Chlorella spp. are simple, nonmotile, unicellular, aquatic green microalgae. They were one of the first algae to be isolated as a pure culture. The Chlorella microalga measures between 5 and 10 micrometers and, under an optical microscope one, can observe its green color and spherical shape.

Compared to higher plants, Chlorella has a high concentration of chlorophyll and photo­synthetic capacity. The microalga Chlorella is classified as a species according to the shape of the cells, characteristics of chlorophyll, and other variables. There are 20-30 species, some of which are Chlorella vulgaris, Chlorella pyrenoidosa, and Chlorella ellipsoidea. The species are differentiated within the group, known as strains (Illman et al., 2000).

The first pure culture of microalga to be scientifically proven was Chlorella vulgaris in 1890 by the microbiologist M. W. Beijerinck. In 1919, Otto Warburg published articles on the use of this microalga in culture to study its physiology. After years of research with Chlorella and other microalgae, he found that these microorganisms grow under specific conditions and can be used to produce compounds with nutritional benefits to human health.

One of the most important characteristics of Chlorella is its protein content. Depending on the culture conditions, this microalga can provide 60% of protein with essential amino acids for human consumption. Chlorella has approximately three times more protein than the same amount of red meat, which is one of the most concentrated sources of protein. Due to its high protein concentration, Chlorella is used as a food supplement. This microalga has 23% carbo­hydrates, 9% fat, and 5% minerals (Henrikson, 1994).

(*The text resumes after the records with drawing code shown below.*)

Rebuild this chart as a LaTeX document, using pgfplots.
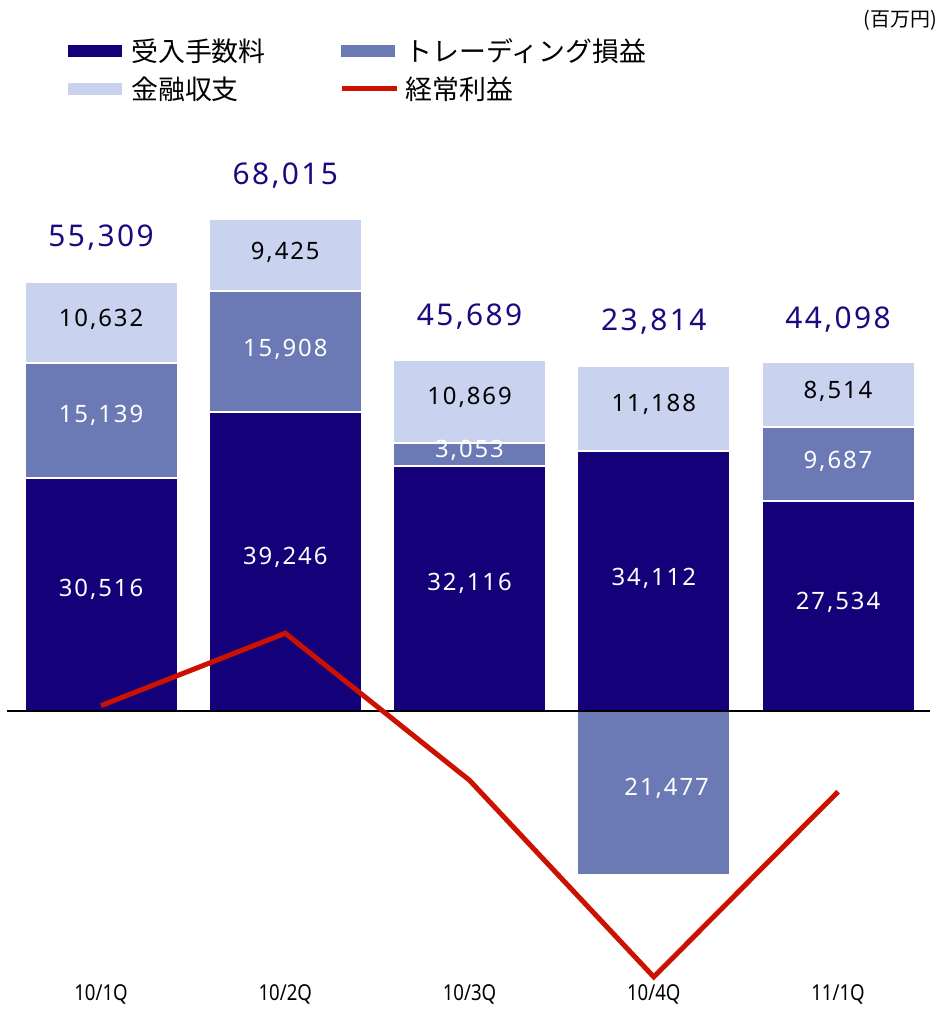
\documentclass[border=0pt]{standalone}
\usepackage{fontspec}
\setmainfont{Noto Sans}
\newfontfamily\cjk{Noto Sans CJK JP}
\newfontfamily\numfont{Noto Sans}[LetterSpace=8]
\newfontfamily\catfont{Noto Sans}[FakeStretch=0.85]
\usepackage{pgfplots}
\usepackage{pgfplotstable}
\pgfplotsset{compat=1.18}
\definecolor{navy}{RGB}{20,0,120}
\definecolor{midblue}{RGB}{107,121,181}
\definecolor{lightblue}{RGB}{201,210,238}
\definecolor{redline}{RGB}{204,17,0}
\definecolor{totalc}{RGB}{26,10,128}

\pgfplotstableread{
x fee trading fin ord
0 30516 15139 10632 700
1 39246 15908 9425 10200
2 32116 3053 10869 -9100
3 34112 -21477 11188 -34900
4 27534 9687 8514 -10600
}\datatable

\pgfplotsset{common/.style={
  scale only axis, width=921.25bp, height=823bp,
  xmin=-0.5, xmax=4.5, ymin=-36000, ymax=72000,
  at={(8.9bp,23.7bp)}, anchor=south west,
  axis line style={draw=none}, major tick length=0pt,
  ytick=\empty, clip=false}}

\newcommand{\lab}[4]{\node[font=\numfont\fontsize{24}{24}\selectfont, text=#4] at (axis cs:#1,#2) {#3};}
\newcommand{\tot}[3]{\node[font=\numfont\fontsize{30}{30}\selectfont, text=totalc] at (axis cs:#1,#2) {#3};}

\begin{document}
\begin{tikzpicture}
\useasboundingbox (0,0) rectangle (937bp,1009bp);
\begin{axis}[common, ybar stacked, bar width=153bp,
  xtick={0,1,2,3,4}, xticklabels={10/1Q,10/2Q,10/3Q,10/4Q,11/1Q},
  xticklabel style={font=\catfont\fontsize{22}{22}\selectfont, text=black, inner sep=0pt, anchor=center, yshift=-9bp},
  legend columns=2, legend cell align=left,
  legend style={draw=none, fill=none, at={(axis description cs:0.061,1.1555)}, anchor=north west,
    font=\cjk\fontsize{27}{27}\selectfont,
    /tikz/every even column/.append style={column sep=72bp}, row sep=10bp}]
\addplot[fill=navy, draw=white, line width=2bp,
  legend image code/.code={\fill[navy] (0bp,-5bp) rectangle (52bp,5bp); \path (59bp,0bp);}]
  table[x=x,y=fee]{\datatable};
\addplot[fill=midblue, draw=white, line width=2bp,
  legend image code/.code={\fill[midblue] (0bp,-5bp) rectangle (52bp,5bp); \path (59bp,0bp);}]
  table[x=x,y expr={max(\thisrow{trading},0)}]{\datatable};
\addplot[fill=lightblue, draw=white, line width=2bp,
  legend image code/.code={\fill[lightblue] (0bp,-5bp) rectangle (52bp,5bp); \path (59bp,0bp);}]
  table[x=x,y=fin]{\datatable};
\addlegendimage{redline, line width=5bp, legend image code/.code={\draw[redline, line width=5bp] (0bp,0bp) -- (55bp,0bp); \path (59bp,0bp);}}
\addlegendentry{受入手数料}
\addlegendentry{トレーディング損益}
\addlegendentry{金融収支}
\addlegendentry{経常利益}
\end{axis}
\begin{axis}[common, xtick=\empty]
\addplot[ybar, bar width=153bp, fill=midblue, draw=white, line width=2bp]
  table[x=x,y expr={min(\thisrow{trading},0)}]{\datatable};
\addplot[black, line width=1.8bp] coordinates {(-0.51,0) (4.5,0)};
\addplot[redline, line width=5bp, mark=none] table[x=x,y=ord]{\datatable};
% segment labels
\lab{0}{15900}{30,516}{white}
\lab{0}{38800}{15,139}{white}
\lab{0}{51400}{10,632}{black}
\tot{0}{62100}{55,309}
\lab{1}{20200}{39,246}{white}
\lab{1}{47500}{15,908}{white}
\lab{1}{60200}{9,425}{black}
\tot{1}{70200}{68,015}
\lab{2}{16800}{32,116}{white}
\lab{2}{34250}{3,053}{white}
\lab{2}{41100}{10,869}{black}
\tot{2}{51800}{45,689}
\lab{3}{17450}{34,112}{white}
\lab{3}{40200}{11,188}{black}
\lab{3.07}{-10100}{21,477}{white}
\tot{3}{51050}{23,814}
\lab{4}{14200}{27,534}{white}
\lab{4}{32800}{9,687}{white}
\lab{4}{41900}{8,514}{black}
\tot{4}{51300}{44,098}
\node[anchor=east, font=\cjk\fontsize{20}{20}\selectfont, inner sep=0pt] at (axis description cs:1.0074,1.1729) {(百万円)};
\end{axis}
\end{tikzpicture}
\end{document}
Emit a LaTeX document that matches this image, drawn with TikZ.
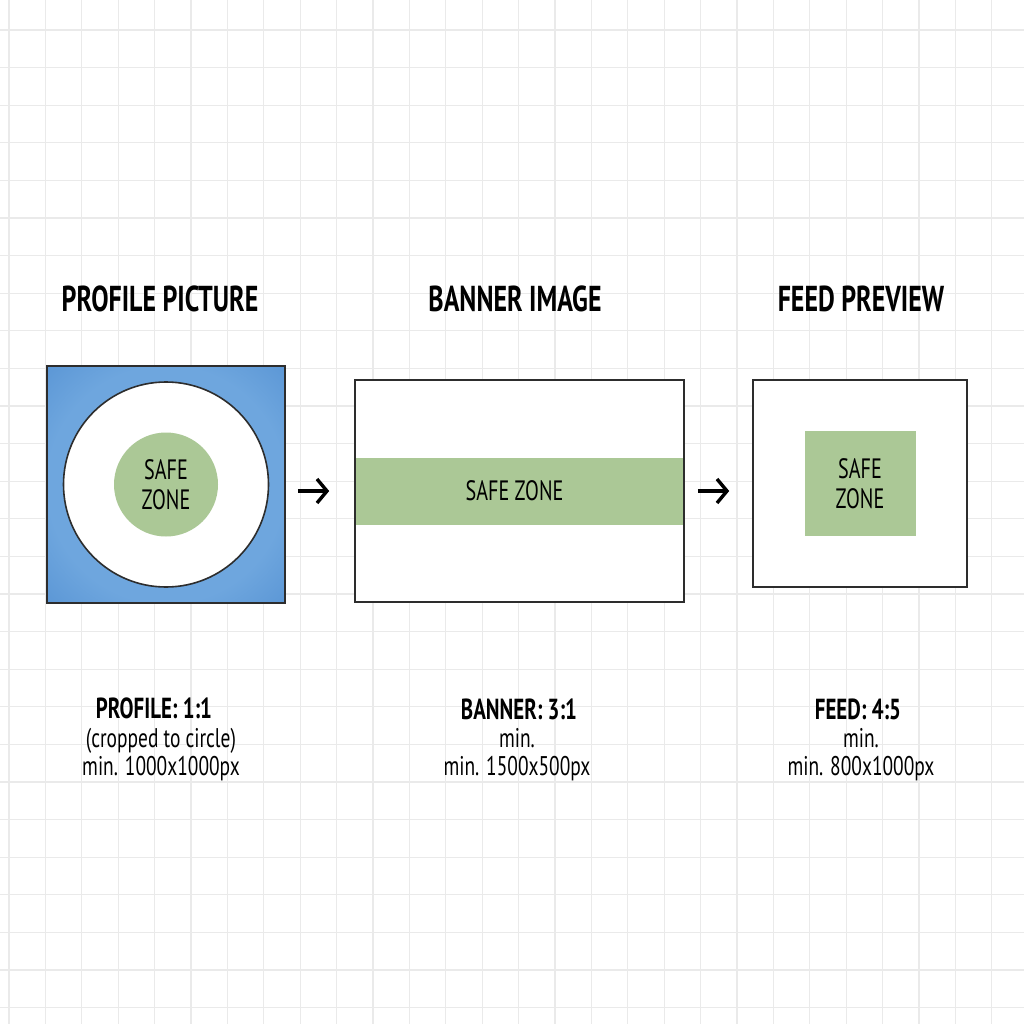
\documentclass[tikz,border=0pt]{standalone}
\usepackage{fontspec}
\setmainfont{PT Sans}
\newfontfamily\narrowfont[FakeStretch=0.72]{PT Sans}
\usetikzlibrary{arrows.meta,positioning}
\definecolor{gridline}{RGB}{234,234,234}
\definecolor{safegreen}{RGB}{171,200,150}
\definecolor{framegray}{RGB}{45,45,45}
\definecolor{blueinner}{RGB}{110,166,222}
\definecolor{bluemid}{RGB}{66,130,202}
\definecolor{blueouter}{RGB}{28,90,180}
\pgfdeclareradialshading{profileglow}{\pgfpoint{0bp}{0bp}}{color(0bp)=(blueinner); color(25bp)=(blueinner); color(50bp)=(bluemid); color(72bp)=(blueouter)}

\begin{document}
\begin{tikzpicture}[x=1pt,y=-1pt,
    frame/.style={draw=framegray,line width=1.6pt,inner sep=0pt},
    zone/.style={fill=safegreen,inner sep=0pt,align=center,font=\narrowfont\fontsize{28}{30}\selectfont},
    heading/.style={font=\narrowfont\bfseries\fontsize{36}{40}\selectfont},
    spec/.style={font=\narrowfont\bfseries\fontsize{29}{32}\selectfont},
    note/.style={align=center,font=\narrowfont\fontsize{27}{28}\selectfont},
    flow/.style={-{Straight Barb[length=10pt,width=24pt]},line width=3.4pt}]
    % paper and grid
    \fill[white] (0,0) rectangle (1024,1024);
    \useasboundingbox (0,0) rectangle (1024,1024);
    \foreach \i in {0,...,27} {
        \draw[gridline,line width=1.3pt] ({9+36.4*\i},0) -- ({9+36.4*\i},1024);
    }
    \foreach \j in {0,...,26} {
        \draw[gridline,line width=1.3pt] (0,{30+37.6*\j}) -- (1024,{30+37.6*\j});
    }

    % profile picture
    \node[frame,shading=profileglow,minimum width=238pt,minimum height=237pt] (profile) at (166,484.5) {};
    \node[circle,draw=framegray,line width=1.6pt,fill=white,minimum size=205pt,inner sep=0pt] (crop) at (profile.center) {};
    \node[zone,circle,minimum size=104pt] (profilesafe) at (profile.center) {SAFE\\ZONE};

    % banner image
    \node[frame,fill=white,minimum width=329pt,minimum height=222pt] (banner) at (519.5,491) {};
    \node[zone,minimum width=327pt,minimum height=67pt] (bannersafe) at (banner.center) {};
    \node[font=\narrowfont\fontsize{28}{30}\selectfont] (bannerlabel) at (514.5,491) {SAFE ZONE};

    % feed preview
    \node[frame,fill=white,minimum width=214pt,minimum height=207pt] (feed) at (860,483.5) {};
    \node[zone,minimum width=111pt,minimum height=105pt] (feedsafe) at (feed.center) {SAFE\\ZONE};

    \draw[flow,shorten <=12pt,shorten >=25pt] (profile.east |- banner.west) -- (banner.west);
    \draw[flow,shorten <=13pt,shorten >=23pt] (banner.east) -- (banner.east -| feed.west);

    % titles
    \node[heading] (profiletitle) at (160,299) {PROFILE PICTURE};
    \node[heading] (bannertitle) at (515,299) {BANNER IMAGE};
    \node[heading] (feedtitle) at (861,299) {FEED PREVIEW};

    % specs
    \node[spec] (profilespec) at (154,708) {PROFILE: 1:1};
    \node[note] (profilenote) at (161,755) {(cropped to circle)\\min. 1000x1000px};
    \node[spec] (bannerspec) at (519,709) {BANNER: 3:1};
    \node[note] (bannernote) at (517,755) {min.\\min. 1500x500px};
    \node[spec] (feedspec) at (858,709) {FEED: 4:5};
    \node[note] (feednote) at (861,755) {min.\\min. 800x1000px};
\end{tikzpicture}
\end{document}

Chlorella is also rich in B vitamins, especially B12, which is vital in the formation and re­generation of blood cells. Because it also has a high iron content, this microalga is a product indicated for the treatment and prevention of anemia. In order for its nutrients to be fully uti­lized by the body, cells of Chlorella, which are protected by a cell wall, must be disintegrated during the drying process to enable its nutrients to be fully absorbed by the metabolism (Henrikson, 1994).